- This event has passed.
Ph.D. Proposal: Zigeng Wang
May 5 @ 9:30 am - 10:30 am EDT
Title: Efficient Techniques to Process Big Data
Ph.D. Candidate: Zigeng Wang
Major Advisor: Dr. Sanguthevar Rajasekaran
Associate Advisors: Dr. Caiwen Ding, Dr. Qian Yang
Review Committee Members: Dr. Reda Ammar, Dr. Nalini Ravishanker
Date/Time: Wednesday, May 5th, 2021, 9:30AM-10:30AM
Meeting number: 120 923 9596
Join by phone: +1-415-655-0002 US Toll
Access code: 120 923 9596
In the current era, we see an explosion in data volume, data diversity, and data dimensions. Processing big data demands huge computational resources and storage space. Big data bring a lot of difficulties and opportunities to computing. This proposal offers several techniques for efficiently processing and learning from big data:
The first technique we investigate is feature selection. Feature selection is a crucial problem in efficient machine learning, and it also greatly contributes to the explainability of machine-driven decisions. Methods, like decision trees and LASSO, can select features during training. However, these embedded approaches can only be applied to a small subset of machine learning models. Wrapper-based methods can select features independent of the machine learning models but they often suffer from a high computational cost. To enhance their efficiency, we have designed a wrapper-based randomized feature selection algorithm.
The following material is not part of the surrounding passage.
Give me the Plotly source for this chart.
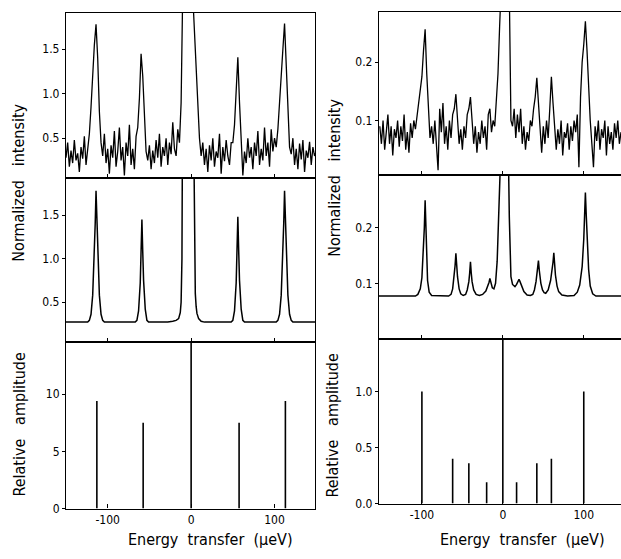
import plotly.graph_objects as go

# ---------------- data ----------------
# Left column: noisy measured spectrum (top), x grid -150..150 step 2
LT_X = list(range(-150, 151, 2))
LT_Y = [
    0.28, 0.45, 0.18, 0.36, 0.22, 0.48, 0.25, 0.33, 0.12, 0.40, 0.27, 0.52, 0.20,
    0.35, 0.55, 0.85, 1.25, 1.55, 1.78, 1.40, 0.80, 0.45,
    0.30, 0.55, 0.22, 0.38, 0.10, 0.42, 0.28, 0.58, 0.18, 0.35, 0.62, 0.25, 0.40, 0.08, 0.45, 0.30, 0.65, 0.20, 0.38, 0.15, 0.52,
    0.62, 0.95, 1.45, 1.20, 0.70, 0.35,
    0.25, 0.42, 0.15, 0.36, 0.22, 0.48, 0.28, 0.55, 0.18, 0.40, 0.30, 0.50, 0.20, 0.45, 0.32, 0.68, 0.38,
    0.30, 0.60, 0.45, 0.90, 2.50, 3.50, 4.00, 4.00, 3.50, 2.80, 2.10, 1.70, 1.20, 0.80, 0.50,
    0.30, 0.45, 0.20, 0.38, 0.12, 0.42, 0.25, 0.50, 0.18, 0.35, 0.28, 0.55, 0.10, 0.40, 0.24, 0.48, 0.30, 0.20, 0.45,
    0.45, 0.65, 1.00, 1.41, 0.90, 0.45,
    0.08, 0.35, 0.22, 0.50, 0.28, 0.40, 0.15, 0.45, 0.30, 0.58, 0.20, 0.38, 0.25, 0.62, 0.30, 0.45, 0.18, 0.60, 0.35, 0.50, 0.40,
    0.60, 0.95, 1.25, 1.50, 1.79, 1.30, 0.75, 0.40,
    0.32, 0.50, 0.20, 0.38, 0.15, 0.44, 0.26, 0.48, 0.12, 0.36, 0.28, 0.46, 0.20, 0.40, 0.30, 0.35,
]

# Left column: fitted curve (middle)
LM_X = [-150, -124, -122, -120, -118, -116, -115, -114, -113, -112, -110, -108, -106, -104,
        -67, -65, -63, -61, -60, -59, -58, -57, -55, -53, -51,
        -28, -22, -18, -15, -13, -12, -11, -10.5, -8, -3, 2, 3.5, 4, 5, 6, 7, 9, 12, 16,
        48, 50, 52, 54, 55, 56, 57, 58, 60, 62, 64,
        102, 104, 106, 108, 110, 111, 112, 113, 114, 116, 118, 120, 122, 150]
LM_Y = [0.27, 0.27, 0.29, 0.36, 0.58, 1.05, 1.40, 1.78, 1.42, 1.06, 0.58, 0.36, 0.29, 0.27,
        0.27, 0.29, 0.40, 0.72, 1.05, 1.45, 1.08, 0.75, 0.42, 0.29, 0.27,
        0.27, 0.28, 0.29, 0.31, 0.38, 0.50, 1.00, 2.20, 3.50, 4.50, 3.50, 2.20, 1.20, 0.60, 0.45, 0.37, 0.31, 0.28, 0.27,
        0.27, 0.29, 0.40, 0.72, 1.05, 1.48, 1.10, 0.75, 0.42, 0.29, 0.27,
        0.27, 0.29, 0.36, 0.58, 1.05, 1.40, 1.78, 1.42, 1.06, 0.58, 0.36, 0.29, 0.27, 0.27]

# Left column: relative amplitudes (bottom)
LB_POS = [-113, -57.5, 0, 57.5, 113]
LB_AMP = [9.4, 7.5, 30.0, 7.5, 9.4]

# Right column: noisy measured spectrum (top), x grid -152..146 step 2
RT_X = list(range(-152, 147, 2))
RT_Y = [
    0.090, 0.060, 0.100, 0.050, 0.080, 0.110, 0.060, 0.090, 0.040, 0.085, 0.070, 0.100, 0.055, 0.090, 0.065, 0.110, 0.050, 0.080, 0.045, 0.095, 0.070,
    0.100, 0.085, 0.110, 0.130, 0.160, 0.175, 0.220, 0.256, 0.180, 0.110,
    0.070, 0.090, 0.060, 0.100, 0.050, 0.015, 0.120, 0.080, 0.130, 0.060, 0.090, 0.050, 0.100, 0.070, 0.110, 0.120, 0.145, 0.100, 0.060, 0.085,
    0.050, 0.090, 0.070, 0.110, 0.120, 0.140, 0.100, 0.060, 0.090, 0.045, 0.080, 0.060, 0.100, 0.070, 0.090, 0.050, 0.110, 0.120, 0.080, 0.100,
    0.090, 0.130, 0.180, 0.260, 0.400, 0.500, 0.550, 0.550, 0.450, 0.320, 0.100,
    0.090, 0.120, 0.070, 0.110, 0.080, 0.120, 0.060, 0.090, 0.050, 0.080, 0.065, 0.100, 0.090, 0.120, 0.140, 0.173, 0.130, 0.080, 0.045, 0.090,
    0.060, 0.100, 0.070, 0.120, 0.175, 0.130, 0.090, 0.050, 0.085, 0.060, 0.100, 0.040, 0.080, 0.070, 0.095, 0.050, 0.090, 0.065, 0.100, 0.080,
    0.110, 0.020, 0.140, 0.200, 0.230, 0.270, 0.220, 0.150, 0.100, 0.060, 0.020,
    0.090, 0.065, 0.100, 0.050, 0.085, 0.070, 0.100, 0.040, 0.090, 0.060, 0.080, 0.050, 0.095, 0.070, 0.100, 0.060, 0.080,
]

# Right column: fitted curve (middle)
RM_X = [-153, -108, -105, -102, -100, -98, -97, -96, -95, -94, -93, -91, -88,
        -67, -64, -62, -60, -59, -58, -57, -56, -54, -52, -49,
        -46, -44, -42, -41, -40, -39, -38, -36, -33, -29,
        -25, -21, -18, -17, -16, -15, -13, -11, -9, -7, -5, -3, 0, 4, 7, 8, 9, 10, 12, 15, 17, 19, 20, 21, 23, 26, 30, 34,
        37, 39, 41, 43, 44, 45, 47, 49, 51, 53, 56, 59, 61, 62, 63, 64, 65, 67, 69, 73, 80,
        88, 92, 95, 98, 100, 101, 102, 103, 104, 106, 108, 111, 115, 146]
RM_Y = [0.077, 0.077, 0.080, 0.090, 0.110, 0.160, 0.200, 0.250, 0.200, 0.140, 0.105, 0.084, 0.078,
        0.077, 0.080, 0.090, 0.112, 0.132, 0.154, 0.132, 0.112, 0.090, 0.081, 0.078,
        0.080, 0.088, 0.103, 0.118, 0.139, 0.118, 0.103, 0.088, 0.080, 0.078,
        0.080, 0.086, 0.096, 0.102, 0.109, 0.102, 0.092, 0.090, 0.100, 0.140, 0.220, 0.320, 0.450, 0.450, 0.320, 0.220, 0.140, 0.112, 0.098, 0.094, 0.098, 0.104, 0.107, 0.104, 0.095, 0.085, 0.079, 0.078,
        0.080, 0.088, 0.103, 0.124, 0.141, 0.124, 0.100, 0.088, 0.083, 0.082, 0.088, 0.105, 0.125, 0.138, 0.155, 0.136, 0.115, 0.095, 0.085, 0.079, 0.077,
        0.078, 0.084, 0.097, 0.130, 0.180, 0.220, 0.264, 0.225, 0.190, 0.125, 0.095, 0.081, 0.077, 0.077]

# Right column: relative amplitudes (bottom)
RB_POS = [-100, -62, -42, -20, 0, 17, 42, 60, 100]
RB_AMP = [1.0, 0.40, 0.36, 0.19, 3.0, 0.19, 0.36, 0.40, 1.0]

# tick labels
LT_TICKS = [0.5, 1.0, 1.5]
LB_TICKS = [0, 5, 10]
RT_TICKS = [0.1, 0.2]
RB_TICKS = [0.0, 0.5, 1.0]
X_TICKS = [-100, 0, 100]

# ---------------- figure ----------------
FONT = "DejaVu Sans Condensed, Liberation Sans Narrow, Arial Narrow, sans-serif"
W, H = 621, 559


def stems(pos, amp):
    xs, ys = [], []
    for p, a in zip(pos, amp):
        xs += [p, p, None]
        ys += [0, a, None]
    return xs, ys


fig = go.Figure()
line = dict(color="black", width=1.3)
fig.add_trace(go.Scatter(x=LT_X, y=LT_Y, mode="lines", line=line, xaxis="x", yaxis="y"))
fig.add_trace(go.Scatter(x=LM_X, y=LM_Y, mode="lines", line=dict(color="black", width=1.5), xaxis="x2", yaxis="y2"))
sx, sy = stems(LB_POS, LB_AMP)
fig.add_trace(go.Scatter(x=sx, y=sy, mode="lines", line=dict(color="black", width=1.6), xaxis="x3", yaxis="y3"))
fig.add_trace(go.Scatter(x=RT_X, y=RT_Y, mode="lines", line=line, xaxis="x4", yaxis="y4"))
fig.add_trace(go.Scatter(x=RM_X, y=RM_Y, mode="lines", line=dict(color="black", width=1.5), xaxis="x5", yaxis="y5"))
sx, sy = stems(RB_POS, RB_AMP)
fig.add_trace(go.Scatter(x=sx, y=sy, mode="lines", line=dict(color="black", width=1.6), xaxis="x6", yaxis="y6"))

LX = [66 / W, 315 / W]
RX = [379 / W, 1.0]


def yd(top, bot):
    return [1 - bot / H, 1 - top / H]


def xax(domain, rng, labels, anchor):
    return dict(domain=domain, range=rng, showline=True, mirror=True, linecolor="black", linewidth=1.2,
                showgrid=False, zeroline=False, ticks="inside", ticklen=4, tickcolor="black",
                tickvals=X_TICKS, ticktext=["-100", "0", "100"], showticklabels=labels, anchor=anchor,
                tickfont=dict(family=FONT, size=12, color="black"))


def yax(domain, rng, vals, txt, anchor, mirror=True):
    return dict(domain=domain, range=rng, showline=True, mirror=mirror, linecolor="black", linewidth=1.2,
                showgrid=False, zeroline=False, ticks="outside", ticklen=3, tickcolor="black",
                tickvals=vals, ticktext=txt, anchor=anchor,
                tickfont=dict(family=FONT, size=12, color="black"))


fig.update_layout(
    width=W, height=H, margin=dict(l=0, r=0, t=0, b=0), autosize=False,
    paper_bgcolor="white", plot_bgcolor="white", showlegend=False,
    font=dict(family=FONT, color="black"),
    xaxis=xax(LX, [-150, 148.5], False, "y"),
    yaxis=yax(yd(13, 180), [0.055, 1.91], LT_TICKS, ["0.5", "1.0", "1.5"], "x"),
    xaxis2=xax(LX, [-150, 148.5], False, "y2"),
    yaxis2=yax(yd(180, 346), [0.045, 1.93], LT_TICKS, ["0.5", "1.0", "1.5"], "x2"),
    xaxis3=xax(LX, [-150, 148.5], True, "y3"),
    yaxis3=yax(yd(346, 515), [0, 14.6], LB_TICKS, ["0", "5", "10"], "x3"),
    xaxis4=xax(RX, [-153, 146], False, "y4"),
    yaxis4=yax(yd(12, 177), [0.007, 0.286], RT_TICKS, ["0.1", "0.2"], "x4", False),
    xaxis5=xax(RX, [-153, 146], False, "y5"),
    yaxis5=yax(yd(177, 343), [0.0, 0.296], RT_TICKS, ["0.1", "0.2"], "x5", False),
    xaxis6=xax(RX, [-153, 146], True, "y6"),
    yaxis6=yax(yd(343, 510), [0.0, 1.47], RB_TICKS, ["0.0", "0.5", "1.0"], "x6", False),
)

ann_font = dict(family=FONT, size=16, color="black")
anns = [
    dict(text="Normalized   intensity", x=19 / W, y=1 - 185 / H, textangle=-90),
    dict(text="Normalized   intensity", x=335 / W, y=1 - 180 / H, textangle=-90),
    dict(text="Relative   amplitude", x=20 / W, y=1 - 430 / H, textangle=-90),
    dict(text="Relative   amplitude", x=333 / W, y=1 - 431 / H, textangle=-90),
    dict(text="Energy  transfer  (µeV)", x=210 / W, y=1 - 546 / H, textangle=0),
    dict(text="Energy  transfer  (µeV)", x=522 / W, y=1 - 546 / H, textangle=0),
]
for a in anns:
    fig.add_annotation(xref="paper", yref="paper", showarrow=False, xanchor="center", yanchor="middle",
                       font=ann_font, **a)

fig.write_html("out.html")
The second technique we explore is efficient time series spectrum analysis. Higher order spectra (HOS) are a powerful tool in nonlinear time series analysis and they have been extensively used as feature representations in data mining, communications and cosmology domains. However, HOS estimation suffers from a high computational cost and memory consumption, restricting its use in resource-limited and time-sensitive applications. We present a package of generic sequential and parallel algorithms for computation and memory efficient HOS estimations that can be employed on any parallel machine or platform.
Besides the theoretical research above, some collaborative works on machine learning applications will be briefly covered in the proposal presentation. These applications span material science, medical science and metagenomics.
Future work will include efficient learning of neural network substructures. We propose to design a differentiable sub-network search algorithm with dynamic layer-wise pruning strength adjustment leveraging the sensitive nature of Lagrangian multipliers.